I’ve found, watching Slide Engineering culture evolve, that the majority of libraries or components that go through multiple time/resource-expensive iterations tend to have experienced shortcomings in one of the five sections above. More often than not, a developer was given the task to implement Some Thing. Simple enough, Some Thing is developed with the specific use-case in mind, and the developer moves on with their life. Three months later however, somebody else asks another developer, to add Some Thing to another product.

“Product X has Some Thing, and it works great for them, let’s incorporate Some Thing into Product Y by the end of the week.”

Invariably this leads to heavy developer drinking. And then perhaps some copy-paste, with a dash of re-jiggering, and quite possibly multiple forks of the same code. That is, if Some Thing was not properly planned and designed in the first place.

Working as a developer on products that move at a fast pace, but will be around for longer than three months is an exercise in investment strategy (i.e. managing technical debt). What makes great Engineering Managers great is their ability to determine when and where to invest the time to do things right, and where to write some Perl-style write-only code (zing!). What makes a startup environment a more difficult one to work on your “code portfolio” is that you don’t usually know what may or may not be a success, and in a lot of cases getting your product out there now is of paramount importance. Unfortunately there isn’t any simple guideline or silver bullet, and there is no bailout, if you invest your time poorly up front, there will be nobody to save you further down the line when you’re staring an resource-devouring refactor in its ugly face.

Where do you invest the time in any given project? What will happen if you shave a few days by deciding not to write any tests, or documentation. Will it cost you a week further down the road if you take shortcuts now?

I wish I knew.

Read more →

Writing for Stability (or: I hate writing tests)

Since moving to the infrastructure team at Slide I’ve found the rate at which my software gets deployed has plummeted, while the quantity of the code that I am deploying to the live site has sky-rocketed. When on an applications-team within Slide, code is typically pushed in small incrememnts a few days a week, if not daily.
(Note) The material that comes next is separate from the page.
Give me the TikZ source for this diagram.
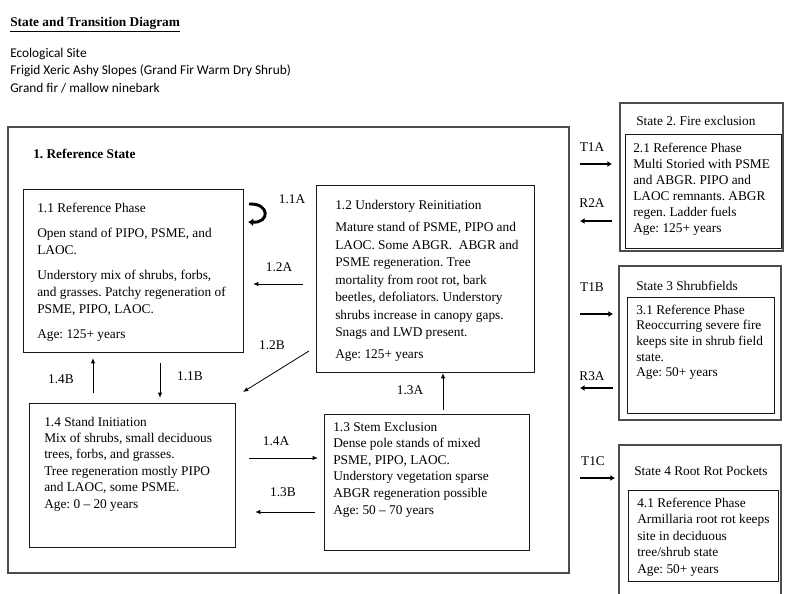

This allows for really exciting compact milestones that make more fine-grained analysis achievable, post-push for product management and metrics purposes. On the infrastructure team however, the requirements are wholly different, the “fail-fast, ship-now” mentality that prevails when doing user-facing web application development just does not work in infrastructure. The most important aspects of building out infrastructure components are stability and usability, our “customers” are the rest of engineering, and that has a definite effect on your workflow.

Code Review

One of the things that @jasonrubenstein and I always did when we worked together, was occasional code review. In the majority of cases, our “code review” sessions were more or less rubber duck debugging, but occasionally it would escalate into more complex discussions about the “right way” to do something. When you’re writing infrastructure software for services that are handling tens of millions of users the notion of “code review” goes from being optional to being absolutely required. Discussions are had on the correctness or performance characteristics of database indexes, the necessity of some objects instantiating default values of attributes or having them lazily load, or debating garbage collection of objects while meticulously watching memory consumption.

For one of my most recent projects, I was working on something in C, a rarity at Slide since we work with managed code in Python the majority of the time. As the project neared completion, I counted roughly two or three hours of code review time dedicated by our Chief Architect. The attention to detail paid to this code was extremely high, as the service was going to be handling millions of requests from other levels of the Slide infrastructure, before getting cycled or restarted.

A particularly frustrating aspect of code review by your peers is that a second set of eyes not only will find problems with your code, but will likely mean refactoring or bug fixes, more work. In my case, whenever a bug or stability issue was discovered, a test needed to be written for it to make sure the bug did not present itself again, the workload would be larger than if I had just fixed the bug and moved on with my life.

Testing, oh the testing

If you expect to write an API, have it stablize, and then be used, you must write test cases for it. I’m not a TDD “nut”, I actually hate writing test cases, I absolutely abhor it. Writing test cases is responsible and the adult thing to do. In my experience, it can also be tedious and usually comes as a result of finding flaws in my own software. The majority of tests that I find myself writing are admissions of defeat, admitting that I don’t crap roses and by george, my code isn’t perfect either.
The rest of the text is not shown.